2. The support assembly of claim 1, wherein the outer diameter ring of the ring-strut-ring assembly is attached to one of the rotatable member and the stationary member.

3. The support assembly of claim 1, wherein the outer diameter ring of the ring-strut-ring assembly is attached to the stationary member.

4. The support assembly of claim 1, further comprising a bearing support extending from the inner diameter ring.

5. The support assembly of claim 1, wherein:

the support assembly further comprises a bearing; and

the bearing support assembly spans between the bearing and the inner diameter ring.

6. The support assembly of claim 1, wherein said at least one strut is a hollow strut.

7. The support assembly of claim 1, wherein:

the first end is rounded;

the stationary member has a cavity located along the second annulus; and

the rounded first end is operative to be received within the cavity.

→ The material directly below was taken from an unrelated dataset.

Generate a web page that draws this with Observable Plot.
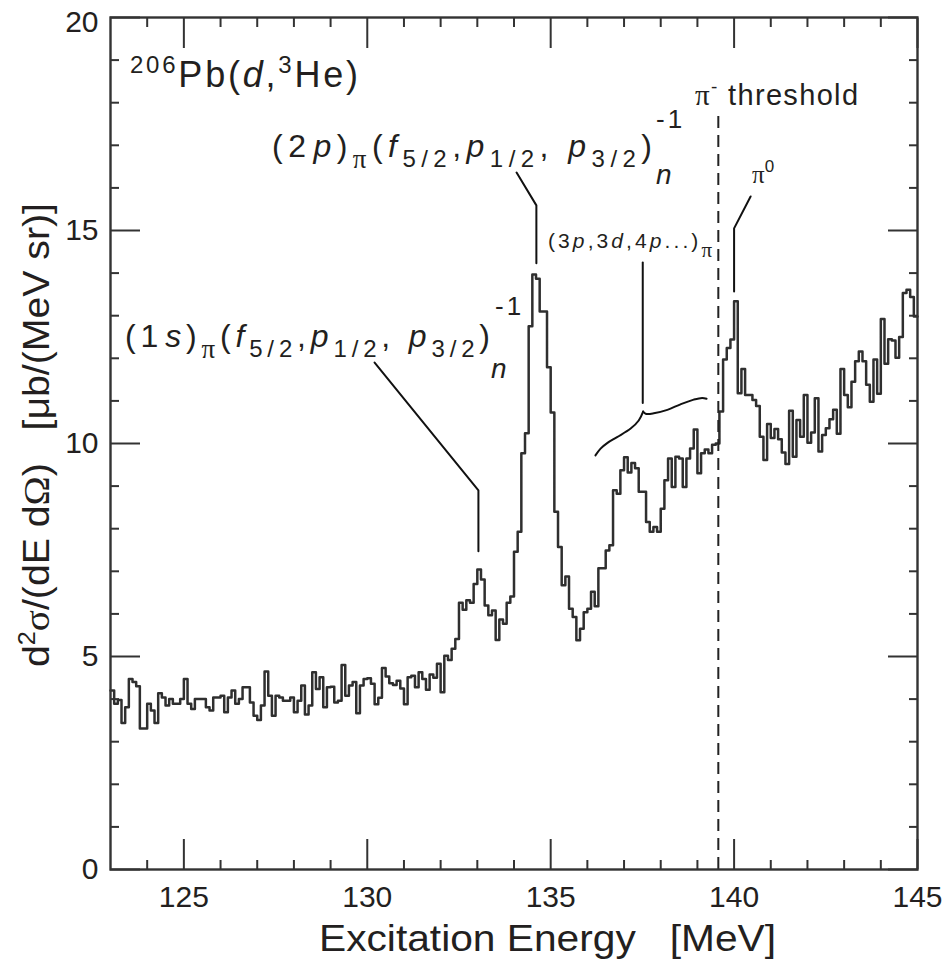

8. The support assembly of claim 1, wherein the first end is a continuous first end.

9. The support assembly of claim 1, wherein the cavity is a continuous cavity.

10. The support assembly of claim 1, wherein:

one of the stationary member and the rotatable member has a cavity; and

another of the stationary member and the rotatable member has portion operative to be retained by and rotatable within the cavity.

11. The support assembly of claim 10, wherein the cavity is an annular cavity.